Exchange-traded funds started the year strongly, but many retreated in April and May, as concerns mounted about the sputtering U.S. recovery, the future of the euro zone and the slowing pace of growth in China
The largest ETF, the SPDR S&P 500, had a total return of 0.71% for year to date as of May 30, not negative, but hardly a robust showing.
The best-performing ETFs in the market included some sectors that might hold up even amid economic weakness. Health-care ETFs were up 9.4%, perhaps helped by the idea that people spend money on their health regardless of economic swings; the global real estate category bumped up 9.3%; and high-yielding municipal debt ETFs increased 9.2%, as investors apparently felt more comfortable with the fiscal health of state and city governments.
ETFs that focus on commodities performed poorly through the first five months. Precious metals were down 18.4%, owing in part to a shaky outlook for gold miners. Energy ETFs were down 12.3%, and global natural resources ETFs were off by about 11.3%.
These declines may be pegged to an expected deceleration in the pace of development in China. "I think people worry about a slowdown in the Chinese economy," says Jeff Tjornehoj, a senior research analyst at Lipper. "Fear of a slowdown there has sent earthquake tremors through the commodities market."
This sentiment was also reflected in net asset flows, according to the observers. The iShares FTSE China 25 (FXI), for instance, is attractive to many investors because it is one of the largest pure plays on China in the ETF market, Tjornehoj says. But through May 30, investors pulled out 2.4% of that ETF's total assets, leaving it with about $5.2 billion.

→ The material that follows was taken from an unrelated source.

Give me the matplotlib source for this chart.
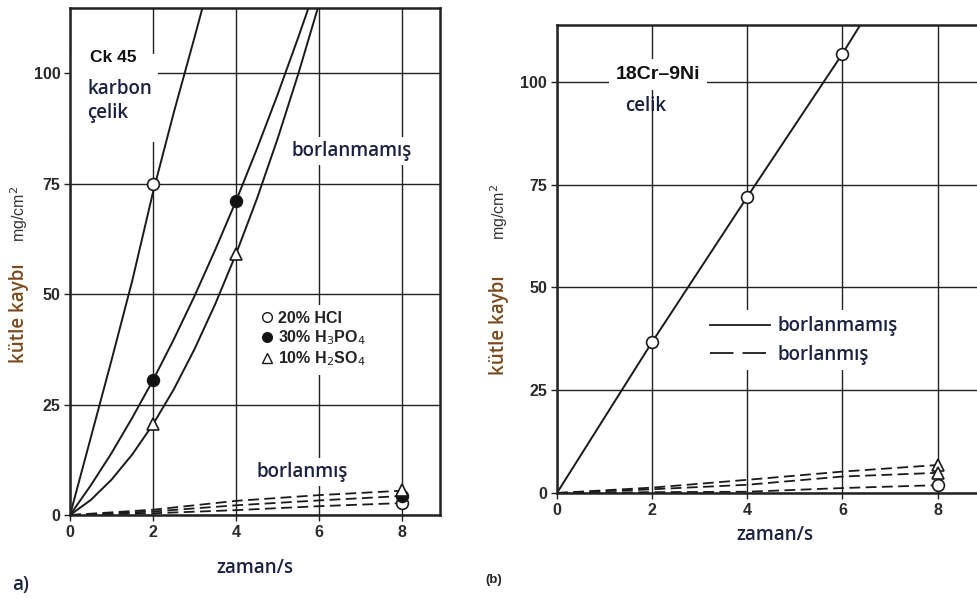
import matplotlib.pyplot as plt
from matplotlib.lines import Line2D
from matplotlib.patches import Rectangle

# ---- data (a) Ck 45 karbon celik ----
t_hcl = [0, 0.5, 1, 1.5, 2, 2.5, 3, 3.2, 3.4]
hcl = [0, 17.5, 35, 53, 73, 91, 108, 115, 122]
t_h3po4 = [0, 0.5, 1, 1.5, 2, 2.5, 3, 3.5, 4, 4.5, 5, 5.5, 5.76, 6.0]
h3po4 = [0, 6.7, 14, 22, 30.5, 39.7, 49.5, 60, 71, 82.7, 95, 108, 115, 122]
t_h2so4 = [0, 0.5, 1, 1.5, 2, 2.5, 3, 3.5, 4, 4.5, 5, 5.5, 6, 6.2]
h2so4 = [0, 3.4, 8, 13.7, 20.5, 28.4, 37.5, 47.7, 59, 71.4, 85, 99.7, 115.5, 122]

pts_hcl_t, pts_hcl = [2, 8], [75, 2.7]
pts_h3po4_t, pts_h3po4 = [2, 4, 8], [30.5, 71, 4.3]
pts_h2so4_t, pts_h2so4 = [2, 4, 8], [20.5, 59, 5.6]

t_b = [0, 2, 4, 6, 8]
bor_a = [[0, 1.2, 3.2, 4.5, 5.5],
         [0, 0.8, 2.2, 3.3, 4.3],
         [0, 0.4, 1.1, 2.0, 2.7]]

# ---- data (b) 18Cr-9Ni celik ----
t_ni = [0, 2, 4, 6, 6.6]
ni = [0, 36.7, 72, 106.8, 118]
pts_ni_t, pts_ni = [2, 4, 6], [36.7, 72, 106.8]
bor_b = [[0, 1.3, 3.2, 5.2, 6.8],
         [0, 0.9, 2.0, 4.0, 4.9],
         [0, 0.2, 0.3, 1.2, 1.9]]
bor_b_marks = ['^', '^', 'o']

xticks = [0, 2, 4, 6, 8]
yticks = [0, 25, 50, 75, 100]

NAVY = '#1b2140'
LABC = '#7a4a1e'
TXT = 'Open Sans'
NUM = 'Liberation Sans'

fig = plt.figure(figsize=(9.78, 5.99), dpi=100)
ax1 = fig.add_axes([0.0716, 0.1402, 0.3783, 0.8464])
ax2 = fig.add_axes([0.5695, 0.177, 0.4378, 0.7813])


def style(ax, xmax, ymax):
    ax.set_xlim(0, xmax)
    ax.set_ylim(0, ymax)
    ax.set_xticks(xticks)
    ax.set_yticks(yticks)
    ax.set_xticklabels([str(v) for v in xticks], family=NUM, fontsize=11.5,
                       color='#2a2a2a', fontweight='bold')
    ax.set_yticklabels([str(v) for v in yticks], family=NUM, fontsize=11.5,
                       color='#2a2a2a', fontweight='bold')
    ax.tick_params(length=4, width=1, pad=3, color='#222222')
    ax.grid(True, color='#222222', lw=1.0)
    ax.set_axisbelow(True)
    for s in ax.spines.values():
        s.set_linewidth(1.8)
        s.set_color('#222222')


style(ax1, 8.92, 114.7)
style(ax2, 9.0, 113.8)

lk = dict(color='#1a1a1a', lw=1.4, zorder=2)
mk = dict(ls='none', ms=8.5, mew=1.2, mec='#1a1a1a', zorder=4)

# (a)
ax1.plot(t_hcl, hcl, **lk)
ax1.plot(t_h3po4, h3po4, **lk)
ax1.plot(t_h2so4, h2so4, **lk)
for row in bor_a:
    ax1.plot(t_b, row, color='#1a1a1a', lw=1.3, ls=(0, (6, 3)), zorder=2)
ax1.plot(pts_hcl_t, pts_hcl, marker='o', mfc='white', **mk)
ax1.plot(pts_h3po4_t, pts_h3po4, marker='o', mfc='#111111', **mk)
ax1.plot(pts_h2so4_t, pts_h2so4, marker='^', mfc='white', **mk)

# white area behind the sample label (hides the grid, as in the original)
ax1.add_patch(Rectangle((0.03, 84.5), 2.08, 19.8, facecolor='white',
                        edgecolor='none', zorder=1.5))
wb = dict(facecolor='white', edgecolor='none', pad=3)
ax1.text(0.48, 105.2, 'Ck 45', family=NUM, fontweight='bold', fontsize=12.5,
         va='top', ha='left', color='#111111', zorder=5)
ax1.text(0.42, 98.6, 'karbon\nçelik', family=TXT, fontsize=13.5, fontweight='semibold',
         va='top', ha='left', color=NAVY, linespacing=1.25, zorder=5)
ax1.text(5.33, 82.4, 'borlanmamış', family=TXT, fontsize=13.5, fontweight='semibold',
         va='center', ha='left', color=NAVY, bbox=wb, zorder=5)
ax1.text(4.5, 9.7, 'borlanmış', family=TXT, fontsize=13.5, fontweight='semibold',
         va='center', ha='left', color=NAVY, bbox=wb, zorder=5)

h_a = [Line2D([], [], marker='o', mfc='white', mec='#1a1a1a', ls='none', ms=7),
       Line2D([], [], marker='o', mfc='#111111', mec='#1a1a1a', ls='none', ms=7),
       Line2D([], [], marker='^', mfc='white', mec='#1a1a1a', ls='none', ms=7)]
leg = ax1.legend(h_a, ['20% HCl', '30% H$_3$PO$_4$', '10% H$_2$SO$_4$'],
                 loc='upper left', bbox_to_anchor=(0.50, 0.415), frameon=True,
                 prop={'family': NUM, 'size': 11.5, 'weight': 'bold'}, handlelength=0.7,
                 handletextpad=0.35, labelspacing=0.15, borderpad=0.4,
                 borderaxespad=0)
leg.get_frame().set_edgecolor('none')
leg.get_frame().set_facecolor('white')
leg.get_frame().set_alpha(1)
for tx in leg.get_texts():
    tx.set_color('#222222')

# (b)
ax2.plot(t_ni, ni, **lk)
ax2.plot(pts_ni_t, pts_ni, marker='o', mfc='white', **mk)
for row, m in zip(bor_b, bor_b_marks):
    ax2.plot(t_b, row, color='#1a1a1a', lw=1.3, ls=(0, (6, 3)), zorder=2)
    ax2.plot(t_b[-1:], row[-1:], marker=m, mfc='white', **mk)

ax2.text(1.24, 101.7, '18Cr–9Ni', family=NUM, fontweight='bold', fontsize=14,
         va='center', ha='left', color='#111111',
         bbox=dict(facecolor='white', edgecolor='none', pad=5), zorder=5)
ax2.text(1.43, 94, 'celik', family=TXT, fontsize=13.5, fontweight='semibold',
         va='center', ha='left', color=NAVY, zorder=5)

h_b = [Line2D([], [], color='#1a1a1a', lw=1.3),
       Line2D([], [], color='#1a1a1a', lw=1.3, ls=(0, (13, 5)))]
leg2 = ax2.legend(h_b, ['borlanmamış', 'borlanmış'], loc='upper left',
                  bbox_to_anchor=(0.345, 0.39), frameon=True,
                  prop={'family': TXT, 'size': 13.5, 'weight': 'semibold'},
                  handlelength=3.2, handletextpad=0.4, labelspacing=0.45,
                  borderpad=0.3, borderaxespad=0)
leg2.get_frame().set_edgecolor('none')
leg2.get_frame().set_facecolor('white')
leg2.get_frame().set_alpha(1)
for tx in leg2.get_texts():
    tx.set_color(NAVY)

# axis labels
for xc, yk, ym in [(19, 313, 214), (499, 325, 212)]:
    fig.text(xc / 978, 1 - yk / 599, 'kütle kaybı', rotation=90, family=TXT,
             fontsize=13.5, fontweight='semibold', color=LABC, ha='center', va='center')
    fig.text(xc / 978, 1 - ym / 599, 'mg/cm$^2$', rotation=90, family=NUM,
             fontsize=11.5, color='#333333', ha='center', va='center')

fig.text(255 / 978, 1 - 568 / 599, 'zaman/s', family=TXT, fontsize=13.5,
         fontweight='semibold', color=NAVY, ha='center', va='center')
fig.text(775 / 978, 1 - 535 / 599, 'zaman/s', family=TXT, fontsize=13.5,
         fontweight='semibold', color=NAVY, ha='center', va='center')
fig.text(12 / 978, 1 - 585 / 599, 'a)', family=TXT, fontsize=13.5,
         fontweight='semibold', color=NAVY, ha='left', va='center')
fig.text(485 / 978, 1 - 580 / 599, '(b)', family=NUM, fontsize=9.5,
         fontweight='bold', color='#222222', ha='left', va='center')

fig.savefig('out.png', dpi=100)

"It suggests people are getting caught up in the moment, as far as news coming out of China," he says. "It could be either brilliant foresight, or investors adding too much volatility and trading to their accounts. We'll find out."
Fixed-income ETFs did particularly well in terms of net fund flows. The group, which encompasses corporate, high-yield and government bonds, took in $28 billion through May 30, says David Mazza, a strategist in State Street Global Markets' SPDR ETF strategy consulting group.
But that does not mean investors backed off of equities entirely. Dividend fundamental ETFs, for instance, took in nearly $8.9 billion. "Within the equity space, there are still investors who are willing to commit," Mazza says. "They are tending to seek out those ETFs with defensive characteristics. In a low-yield environment, that is something they are not getting in the fixed-income space, such as sovereign bonds."
Concerns about sovereign bonds could help to set the tone for the second half of 2012. Specifically, Tjornehoj predicts that investors will be more cautious and engage in defensive trading. He thinks investors are generally uneasy with both undeveloped and developed markets.
Mazza added that investors would pay continued attention to macroeconomic issues and political situations, culminating in the U.S. presidential election. This is not necessarily bad for ETFs. "The ETF industry is poised to do well from some uncertainty, because of the options ETFs offer investors, and the broad-based transparency they offer," Mazza said.
Donna Mitchell is a senior editor of Financial Planning.